The request: Skip all pictures, then print the remaining material exactly.

Collected data:

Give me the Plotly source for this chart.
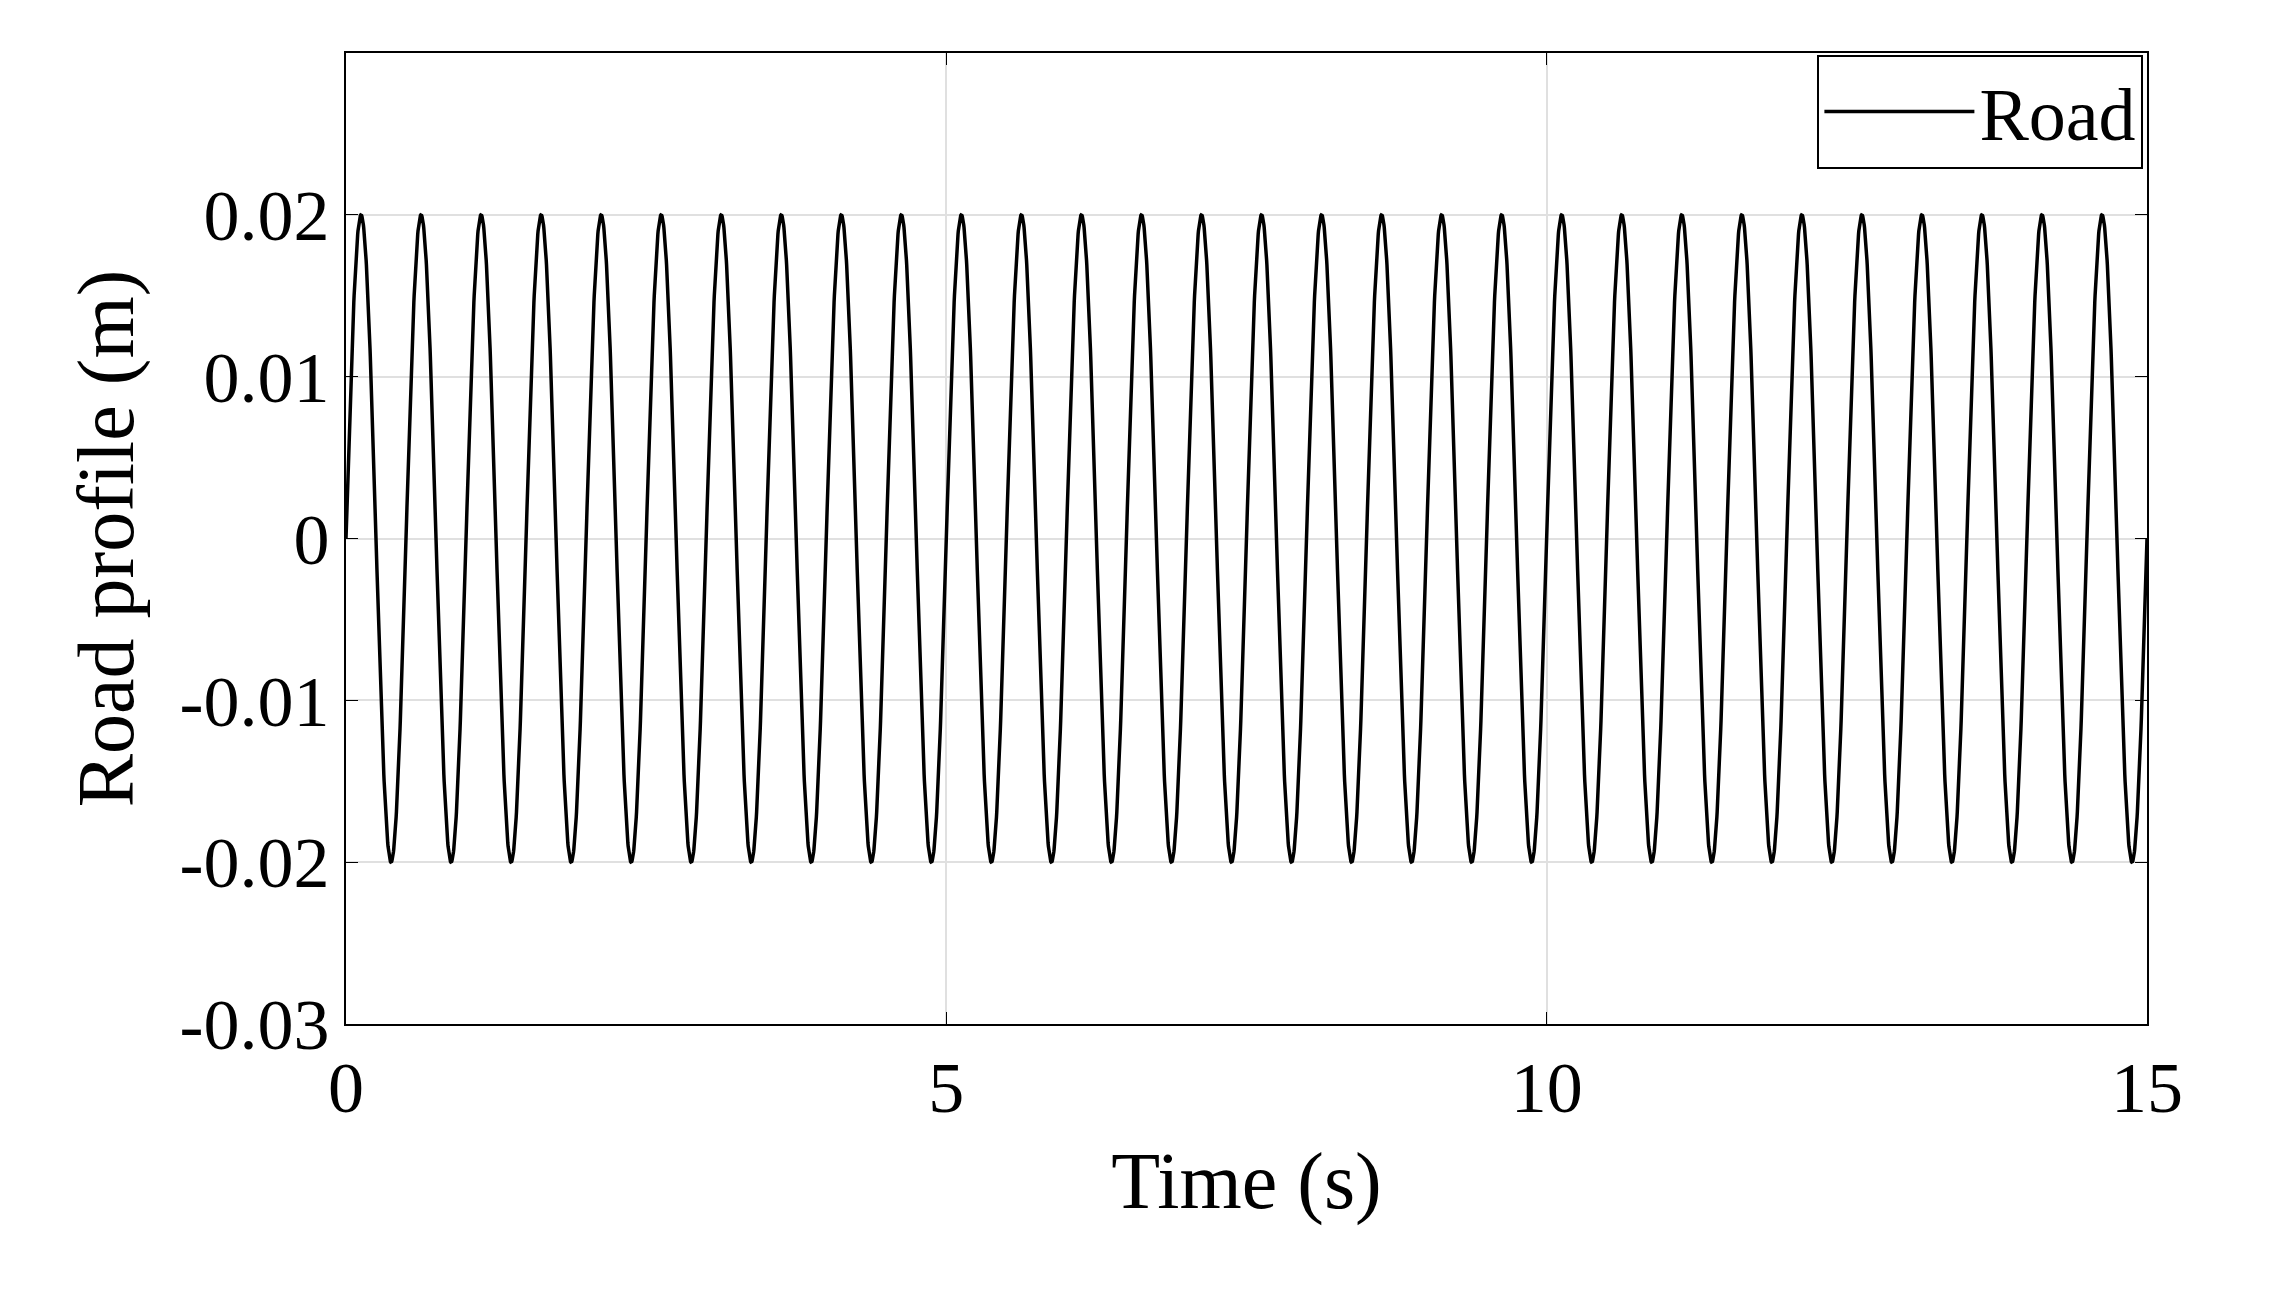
import numpy as np
import plotly.graph_objects as go

# Values: sinusoidal road profile
amplitude_m = 0.02      # peak height
frequency_hz = 2.0      # 30 cycles over 15 s
t_start, t_end = 0.0, 15.0
x_ticks = [0, 5, 10, 15]
y_ticks = [-0.03, -0.02, -0.01, 0, 0.01, 0.02]
y_tick_labels = ["-0.03", "-0.02", "-0.01", "0", "0.01", "0.02"]

t = np.linspace(t_start, t_end, 6001)
y = amplitude_m * np.sin(2 * np.pi * frequency_hz * t)

fig = go.Figure(go.Scatter(x=t, y=y, mode="lines", name="Road",
                           line=dict(color="black", width=3.5)))

font = "Liberation Serif, Times New Roman, serif"
axis_common = dict(showline=True, linecolor="black", linewidth=2, mirror="ticks",
                   ticks="inside", ticklen=12, tickcolor="black",
                   showgrid=True, gridcolor="#e0e0e0", gridwidth=1.5, zeroline=False,
                   tickfont=dict(family=font, size=72, color="black"))
fig.update_layout(
    width=2270, height=1292, paper_bgcolor="white", plot_bgcolor="white",
    margin=dict(l=338, r=131, t=45, b=276),
    font=dict(family=font, color="black"),
    xaxis=dict(range=[t_start, t_end], tickvals=x_ticks,
               title=dict(text="Time (s)", font=dict(family=font, size=80), standoff=25),
               **axis_common),
    yaxis=dict(range=[-0.03, 0.03], tickvals=y_ticks, ticktext=y_tick_labels,
               title=dict(text="Road profile (m)", font=dict(family=font, size=80), standoff=20),
               **axis_common),
    showlegend=True,
    legend=dict(x=0.998, y=0.998, xanchor="right", yanchor="top",
                bgcolor="white", bordercolor="black", borderwidth=2,
                font=dict(family=font, size=74), itemwidth=150),
)
fig.write_html("out.html")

Expected answer:
Give me the Plotly source for this chart.
import numpy as np
import plotly.graph_objects as go

# Values: sinusoidal road profile
amplitude_m = 0.02      # peak height
frequency_hz = 2.0      # 30 cycles over 15 s
t_start, t_end = 0.0, 15.0
x_ticks = [0, 5, 10, 15]
y_ticks = [-0.03, -0.02, -0.01, 0, 0.01, 0.02]
y_tick_labels = ["-0.03", "-0.02", "-0.01", "0", "0.01", "0.02"]

t = np.linspace(t_start, t_end, 6001)
y = amplitude_m * np.sin(2 * np.pi * frequency_hz * t)

fig = go.Figure(go.Scatter(x=t, y=y, mode="lines", name="Road",
                           line=dict(color="black", width=3.5)))

font = "Liberation Serif, Times New Roman, serif"
axis_common = dict(showline=True, linecolor="black", linewidth=2, mirror="ticks",
                   ticks="inside", ticklen=12, tickcolor="black",
                   showgrid=True, gridcolor="#e0e0e0", gridwidth=1.5, zeroline=False,
                   tickfont=dict(family=font, size=72, color="black"))
fig.update_layout(
    width=2270, height=1292, paper_bgcolor="white", plot_bgcolor="white",
    margin=dict(l=338, r=131, t=45, b=276),
    font=dict(family=font, color="black"),
    xaxis=dict(range=[t_start, t_end], tickvals=x_ticks,
               title=dict(text="Time (s)", font=dict(family=font, size=80), standoff=25),
               **axis_common),
    yaxis=dict(range=[-0.03, 0.03], tickvals=y_ticks, ticktext=y_tick_labels,
               title=dict(text="Road profile (m)", font=dict(family=font, size=80), standoff=20),
               **axis_common),
    showlegend=True,
    legend=dict(x=0.998, y=0.998, xanchor="right", yanchor="top",
                bgcolor="white", bordercolor="black", borderwidth=2,
                font=dict(family=font, size=74), itemwidth=150),
)
fig.write_html("out.html")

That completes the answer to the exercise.